On an Island that reports some of the highest binge-drinking rates in Massachusetts, the Vineyard event scene can often feature copious amounts of booze.

But one of the largest fundraisers for the Island’s only sober house does things a little differently.

Next week, Vineyard House will host its annual Water Tasting by the Sea. Instead of alcohol, attendees can sample an array of sparkling and still waters while enjoying a raw bar and tasting menu.

The Vineyard House first opened in 1997. — Ray Ewing

Started as a small, grassroots event more than 25 years ago, the fundraiser regularly attracts a crowd of 250 people and can bring in about 20 per cent of the annual donations for the sober home, said Mark Jenkins, a board member at the nonprofit.

Being an alcohol-free party on the Vineyard social calendar, the event is itself a celebration of recovery.

“It’s assumed it’s always necessary to have alcohol to have a good time,” Mr. Jenkins said. “I think people find [the water tasting] a very refreshing, no pun intended, format.”
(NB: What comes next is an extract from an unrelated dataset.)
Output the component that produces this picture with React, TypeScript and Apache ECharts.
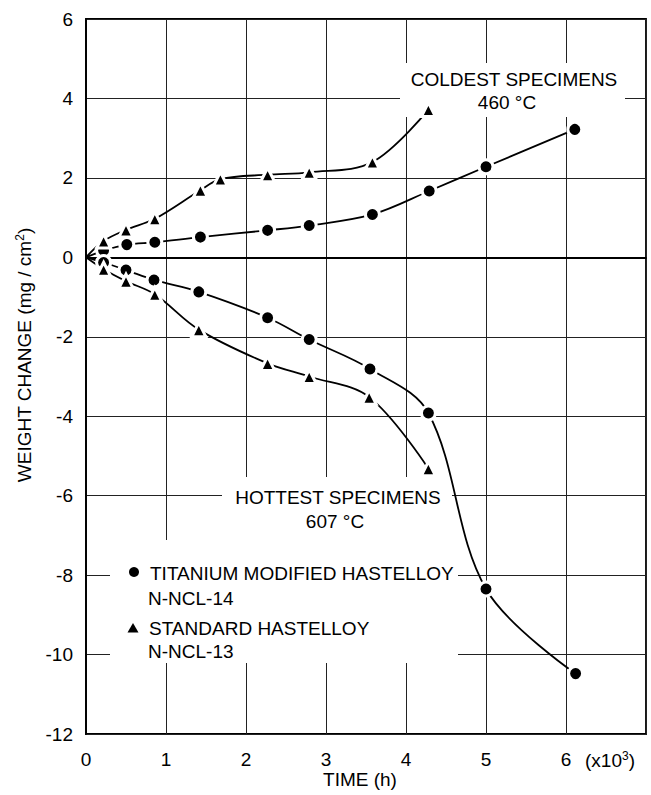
import React, { useEffect, useRef } from "react";
import * as echarts from "echarts";

// Time in units of 10^3 h, weight change in mg/cm^2
const tiColdX = [0, 0.22, 0.51, 0.86, 1.43, 2.27, 2.79, 3.58, 4.29, 5.0, 6.11];
const tiColdY = [0, 0.17, 0.32, 0.38, 0.51, 0.68, 0.8, 1.08, 1.67, 2.28, 3.22];
const stdColdX = [0, 0.22, 0.5, 0.86, 1.43, 1.68, 2.27, 2.79, 3.58, 4.28];
const stdColdY = [0, 0.41, 0.69, 0.97, 1.69, 1.97, 2.08, 2.14, 2.4, 3.72];
const tiHotX = [0, 0.22, 0.5, 0.85, 1.41, 2.27, 2.79, 3.55, 4.28, 5.0, 6.12];
const tiHotY = [0, -0.13, -0.32, -0.57, -0.87, -1.52, -2.07, -2.81, -3.92, -8.35, -10.48];
const stdHotX = [0, 0.22, 0.5, 0.86, 1.41, 2.27, 2.79, 3.54, 4.28];
const stdHotY = [0, -0.3, -0.6, -0.93, -1.82, -2.67, -3.0, -3.52, -5.32];

const xTicks = [0, 1, 2, 3, 4, 5, 6];
const FONT = "Liberation Sans, Arial, sans-serif";

function pts(xs: number[], ys: number[]) {
  return xs.map((x, i) =>
    i === 0 ? { value: [x, ys[i]], symbol: "none" } : { value: [x, ys[i]] }
  );
}

function mkSeries(name: string, xs: number[], ys: number[], symbol: string, size: number) {
  return {
    name,
    type: "line",
    data: pts(xs, ys),
    smooth: 0.35,
    symbol,
    symbolSize: size,
    showSymbol: true,
    lineStyle: { color: "#000", width: 1.8 },
    itemStyle: { color: "#000", borderColor: "#fff", borderWidth: 3 },
    z: 3,
  };
}

export default function App() {
  const ref = useRef<HTMLDivElement>(null);
  useEffect(() => {
    if (!ref.current) return;
    const chart = echarts.init(ref.current, null, { renderer: "svg" });
    const textStyle = (text: string, x: number, y: number, align = "center", size = 19) => ({
      type: "text",
      z: 5,
      style: {
        text,
        x,
        y,
        fill: "#000",
        font: `${size}px ${FONT}`,
        textAlign: align,
        textVerticalAlign: "middle",
      },
    });
    chart.setOption({
      animation: false,
      backgroundColor: "#fff",
      grid: {
        left: 86,
        right: 5,
        top: 19,
        bottom: 61,
        show: true,
        borderColor: "#000",
        borderWidth: 1.8,
      },
      xAxis: {
        type: "value",
        min: 0,
        max: 7,
        interval: 1,
        axisLine: { show: true, lineStyle: { color: "#000", width: 1.8 } },
        axisTick: { show: false },
        splitLine: { show: true, lineStyle: { color: "#222", width: 1 } },
        axisLabel: {
          margin: 16,
          color: "#000",
          fontSize: 19,
          fontFamily: FONT,
          formatter: (v: number) => (xTicks.includes(v) ? String(v) : ""),
        },
      },
      yAxis: {
        type: "value",
        min: -12,
        max: 6,
        interval: 2,
        axisLine: { show: true, lineStyle: { color: "#000", width: 1.8 } },
        axisTick: { show: false },
        splitLine: { show: true, lineStyle: { color: "#222", width: 1 } },
        axisLabel: { margin: 13, color: "#000", fontSize: 19, fontFamily: FONT },
      },
      graphic: {
        elements: [
          { type: "rect", z: 1, shape: { x: 400, y: 63, width: 225, height: 54 }, style: { fill: "#fff" } },
          { type: "rect", z: 1, shape: { x: 222, y: 477, width: 230, height: 63 }, style: { fill: "#fff" } },
          { type: "rect", z: 1, shape: { x: 110, y: 540, width: 348, height: 123 }, style: { fill: "#fff" } },
          textStyle("COLDEST SPECIMENS", 514, 79),
          textStyle("460 °C", 507, 102),
          textStyle("HOTTEST SPECIMENS", 338, 497),
          textStyle("607 °C", 335, 521),
          { type: "circle", z: 5, shape: { cx: 134, cy: 572, r: 5 }, style: { fill: "#000" } },
          textStyle("TITANIUM MODIFIED HASTELLOY", 150, 573, "left"),
          textStyle("N-NCL-14", 148, 598, "left"),
          {
            type: "polygon",
            z: 5,
            shape: { points: [[127.5, 632.5], [138.5, 632.5], [133, 623]] },
            style: { fill: "#000" },
          },
          textStyle("STANDARD HASTELLOY", 149, 628, "left"),
          textStyle("N-NCL-13", 148, 651, "left"),
          textStyle("TIME (h)", 360, 779),
          {
            type: "text",
            z: 5,
            style: {
              text: "(x10{s|3})",
              x: 610,
              y: 760,
              fill: "#000",
              font: `19px ${FONT}`,
              textAlign: "center",
              textVerticalAlign: "middle",
              rich: { s: { fontSize: 12, fontFamily: FONT, fill: "#000", padding: [0, 0, 9, 0] } },
            },
          },
          {
            type: "text",
            z: 5,
            x: 24,
            y: 355,
            rotation: Math.PI / 2,
            style: {
              text: "WEIGHT CHANGE (mg / cm{s|2})",
              x: 0,
              y: 0,
              fill: "#000",
              font: `19px ${FONT}`,
              textAlign: "center",
              textVerticalAlign: "middle",
              rich: { s: { fontSize: 12, fontFamily: FONT, fill: "#000", padding: [0, 0, 9, 0] } },
            },
          },
        ],
      },
      series: [
        mkSeries("Ti cold", tiColdX, tiColdY, "circle", 14),
        mkSeries("Std cold", stdColdX, stdColdY, "triangle", 14),
        mkSeries("Ti hot", tiHotX, tiHotY, "circle", 14),
        mkSeries("Std hot", stdHotX, stdHotY, "triangle", 14),
      ],
    });
    return () => chart.dispose();
  }, []);
  return (
    <div
      ref={ref}
      style={{ position: "absolute", left: 0, top: 0, width: 651, height: 795 }}
    />
  );
}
Money raised at the event helps subsidize the nonprofit, which started 1997 and is coming up on its 10th year at its Vineyard Haven campus. Known colloquially as “the sober house,” Vineyard House provides structured housing in separate men’s and women’s buildings for up to 24 Islanders in early recovery from substance use disorder.

“This is probably one of our most important ways of raising money for our mission,” Mr. Jenkins said.

Alcohol remains, by far, the most-used substance on Martha’s Vineyard and a majority of the people attribute alcohol use as the reason for entering the Vineyard House, though use of opiates and other drugs are cited as well.

It’s estimated about 25 per cent of people on the Island will drink excessively in 2023, according to data collected by the University of Wisconsin Population Health Institute, which undertakes surveys and modeling across the country. That rate was highest for any Massachusetts county, tied with Barnstable and Plymouth counties.

Martha’s Vineyard Community Services referred 74 people to detox in the last fiscal year, 65 per cent of them for alcohol use.

“The overwhelming issue is alcohol abuse,” said Stacy Wise, the outreach coordinator at the Red House, a peer recovery center on the Island. “That’s still the biggest problem on the Vineyard.”

Nearly 80 per cent of the people in recovery that the Red House coaches deal with is for alcohol. Older generations are one of the main demographics, several officials said.

“The alcohol problem is very large among the elder population on the Island,” said Chip Coblyn, a member of the Martha’s Vineyard Substance Use Disorder Coalition. “It’s more accessible, more traditional.”

Robert Cropper, the director of recovery management at the Red House, said drinking is prevalent on the Island. — Ray Ewing

The Island’s isolation and seasonality have been cited as some of the reasons for high drinking rates. Alcohol’s prevalence in everyday life and accessibility, as compared to opiates, also plays into it, said Robert Cropper, the director of recovery management at the Red House.

“It’s really difficult to escape,” he said. “People don’t know if they’re drinking a lot . . . It’s just much more insidious.”

In recent years, there have been attempts to break the stigma on-Island around substance use. Police have also started working with recovery services to visit people following an overdose to try and get them into recovery. Hub MV, another recovery program, started in the fall of 2022 in an effort to get people help before their addiction resulted in interactions with police.

But people who require detox must go off-Island. Vineyard House remains the only sober living community on the Vineyard.

Residents pay $130 a week to live at Vineyard House, and funds raised at the water tasting underwrite services not covered by rental payments, said executive director Jennifer Vogel.

“Contributions to our annual Water Tasting by the Sea can have a life-changing impact,” she said. “Together, we can bring hope and support to those on the path to recovery.”

The event will be held on Thursday, July 27 beginning at 5:30 p.m. at the Friedman estate on Oyster Pond and will include music from Rose Guerin and Jeremy Berlin. More information and tickets are available at vineyardhouse.org.

Brian Morris, a recovery coach at Island Health Care, toasted the event, saying it is a huge help for a great Island service.

“I’ll be there,” he said. “The water tastes good.”